I think we have gone through all the emotions this past week! Speaking to people it seems like we caught it early on compared to others but it is still terrifying.
Yes it is. Stay strong
Between Tai Chi and meditation and yoga and resistance exercise and hiking, and better eating habits to stabilize blood sugar and overall health… everything is fine. Things are chaotic online, but people in the real world are happy and cordial around me and are living their lives all the same. Another thing that helped was not being chronically online. Looking at Lemmy/Reddit/etc/etc every day is depressing. Turns out tuning out more often increases mental health for me.
Not OK. Did not sleep well, again. Anxiety and frustrations work-related which will impact my home life. I need to rest.
Not sleeping is hard, you need that to function. How’s your sleep hygiene ?
Terrible. A lot of my sleep issues can be traced to my work schedule, which is something I’m trying to improve but my boss is actively working to make worse for me.
When anxiety hits, as it does with unresolved conflict, the negative effects compound exponentially. I can’t fix the root cause right now: I work too late for my well being and I can’t fix that with an incompetent authoritarian at the helm.
Yes it’s just rough for you right now. That’s not good
Actually very awesome today. Going to a protest with a new friend. Exciting!
deleted by creator
Really not great. Can’t motivate myself to keep studying, gotta find a new job because my contract won’t be extended. My boss, who kept telling me everything was good and I did a good job, not only not extended my contract but also wrote me a rather bad recommendation letter. Just told me in a meeting all the “problems” he had with me that haven’t been mentioned in any of the previous meetings. Just feel like shit and would rather never work again and spend my life watching TV shows…
Oh, and don’t forget that the AfD is getting stronger and stronger and will fuck over my trans best friend and my husband, who wasn’t born in Germany and has dual citizenship.

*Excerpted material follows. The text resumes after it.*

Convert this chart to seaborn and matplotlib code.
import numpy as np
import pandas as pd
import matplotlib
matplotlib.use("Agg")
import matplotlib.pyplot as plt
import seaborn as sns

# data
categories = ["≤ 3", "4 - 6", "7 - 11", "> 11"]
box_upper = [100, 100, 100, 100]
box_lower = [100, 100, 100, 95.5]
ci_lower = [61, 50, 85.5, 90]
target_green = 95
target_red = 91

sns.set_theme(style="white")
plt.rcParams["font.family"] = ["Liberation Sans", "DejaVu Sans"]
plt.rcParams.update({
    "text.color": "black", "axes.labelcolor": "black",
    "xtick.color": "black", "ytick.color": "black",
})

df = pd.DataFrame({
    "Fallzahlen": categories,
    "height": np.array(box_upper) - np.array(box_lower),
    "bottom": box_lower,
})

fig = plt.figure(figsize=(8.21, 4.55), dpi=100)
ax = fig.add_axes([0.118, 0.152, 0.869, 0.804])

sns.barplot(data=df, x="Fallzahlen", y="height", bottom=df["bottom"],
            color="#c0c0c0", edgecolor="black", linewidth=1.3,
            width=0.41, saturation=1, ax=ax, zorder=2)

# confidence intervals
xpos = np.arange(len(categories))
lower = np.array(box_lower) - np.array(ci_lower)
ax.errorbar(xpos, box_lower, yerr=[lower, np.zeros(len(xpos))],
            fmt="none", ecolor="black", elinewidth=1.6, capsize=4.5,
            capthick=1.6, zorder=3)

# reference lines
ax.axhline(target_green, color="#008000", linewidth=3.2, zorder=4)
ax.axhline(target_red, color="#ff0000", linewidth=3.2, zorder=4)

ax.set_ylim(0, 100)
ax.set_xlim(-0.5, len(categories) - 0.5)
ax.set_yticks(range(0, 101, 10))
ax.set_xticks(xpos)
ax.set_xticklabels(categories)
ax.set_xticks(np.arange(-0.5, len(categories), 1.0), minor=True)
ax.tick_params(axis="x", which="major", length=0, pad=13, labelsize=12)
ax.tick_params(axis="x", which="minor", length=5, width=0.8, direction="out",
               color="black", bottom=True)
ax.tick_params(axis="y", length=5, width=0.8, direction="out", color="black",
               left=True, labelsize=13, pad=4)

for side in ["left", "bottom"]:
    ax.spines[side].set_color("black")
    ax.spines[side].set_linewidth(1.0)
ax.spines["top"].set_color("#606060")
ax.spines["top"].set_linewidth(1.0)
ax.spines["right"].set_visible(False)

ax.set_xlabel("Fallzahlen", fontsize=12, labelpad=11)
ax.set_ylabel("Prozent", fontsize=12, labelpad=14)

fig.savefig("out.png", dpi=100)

Remind yourself as often as necessary: that’s entirely your boss’s fault. Nobody is perfect hence I know you made mistakes, you human you, but telling you one set of things to your face while spreading the opposite things to others is just such a dick move.

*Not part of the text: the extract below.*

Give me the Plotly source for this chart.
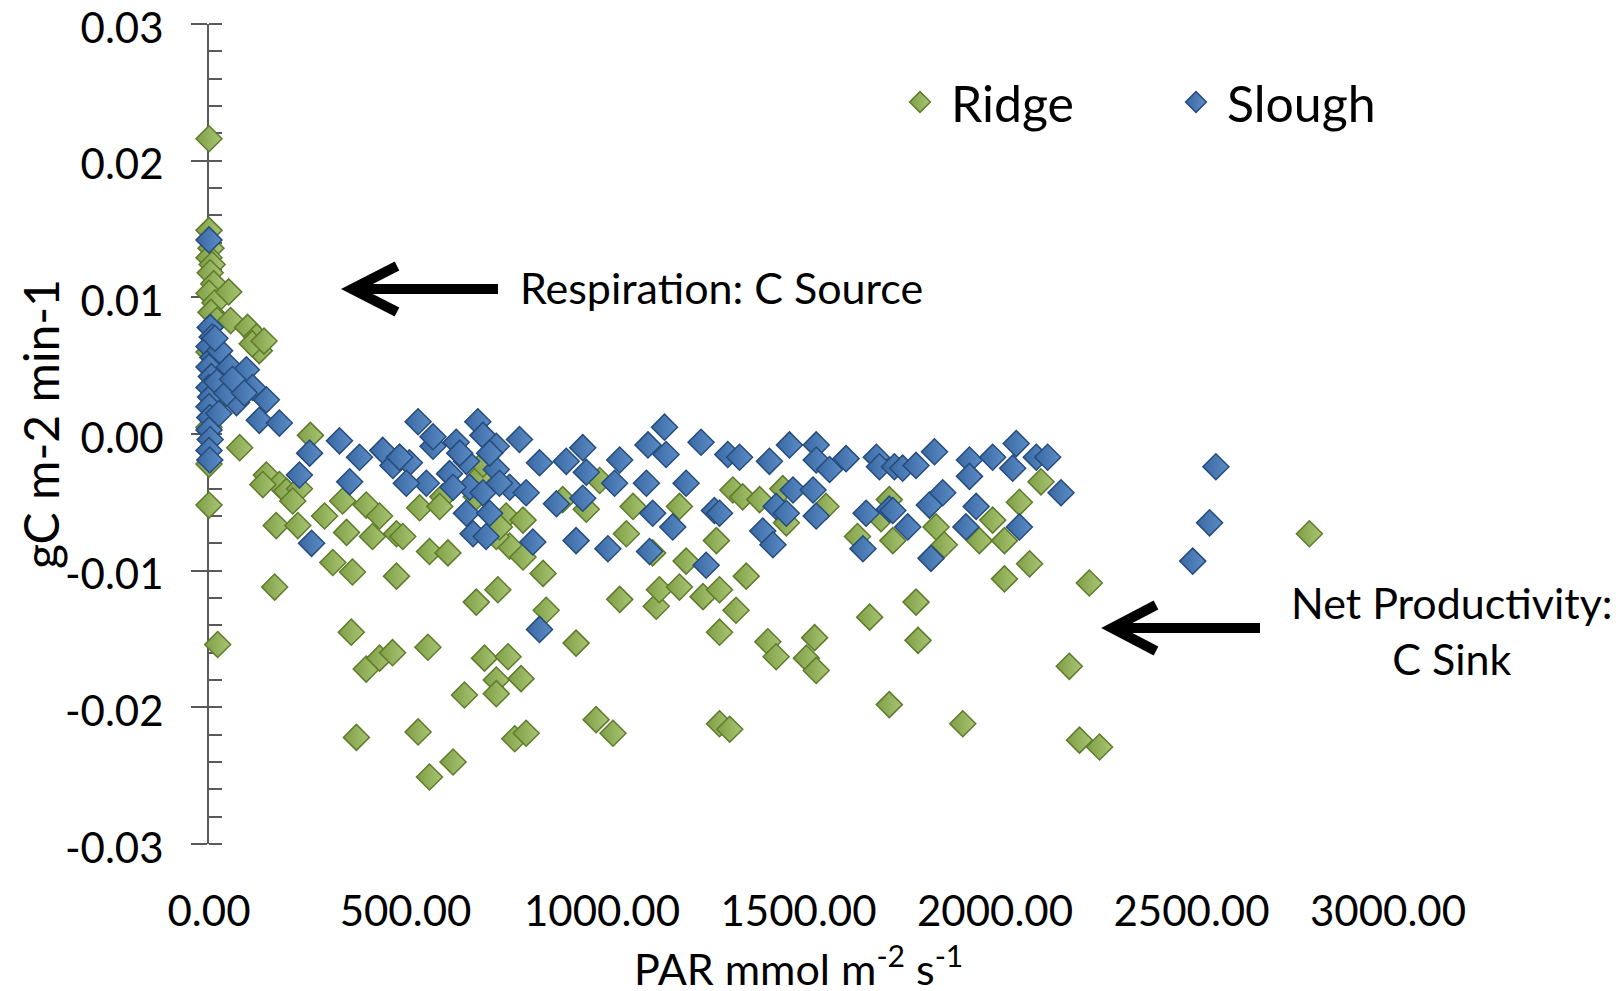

You have some kind of worth, so don’t let your boss gaslight you into believing that crap that he spouted. Even if some portion of it were true, you obviously can’t trust the source. Find a better source of judgement - yourself even if you have time to heal although it sounds like not, so someone else in the meantime.
Touch grass, seriously, it will help - both the nature and the exercise part. TV has its place too, especially in healing, but you’ll want more than that as you regain your confidence. The good news being that YOU are in control of that!:-)
(I am no psychologist tho, just my personal thoughts)
Not great.
Last night my house flooded and I’m still cleaning up water and nasty shit. Everything smells like piss.
It triggered a fight over the fact that I still don’t have a full time job despite months of looking, and we are stuck in this place until I find something better than 3rd party labor.
My vehicle is leaking gasoline while running and the shocks are fucked but I can’t afford to fix it. My wife’s vehicle needs transmission work.
Also… gestures wildly around the US
Depression is a bitch and I don’t have insurance to go to a therapist or get my broken tooth fixed.
So yeah. Not great.
Damn dude, life is kicking you while you’re down, I’m sorry. Keep your head held high whenever you can.
Hanging in there.
deleted by creator
Not great. My depression and anxiety have left me bedridden in the last few days. I feel worthless and like the whole world either doesn’t care or despises me. I don’t know which is worse.
I also suffer from dissociation and feel like I don’t know who I am as a person, it’s like I am being pulled in different directions, and it’s a real struggle.
I hear you Tropper. We’re here, lean on us
A bit hopeless but trying to keep it together in spite of all the socio-political problems.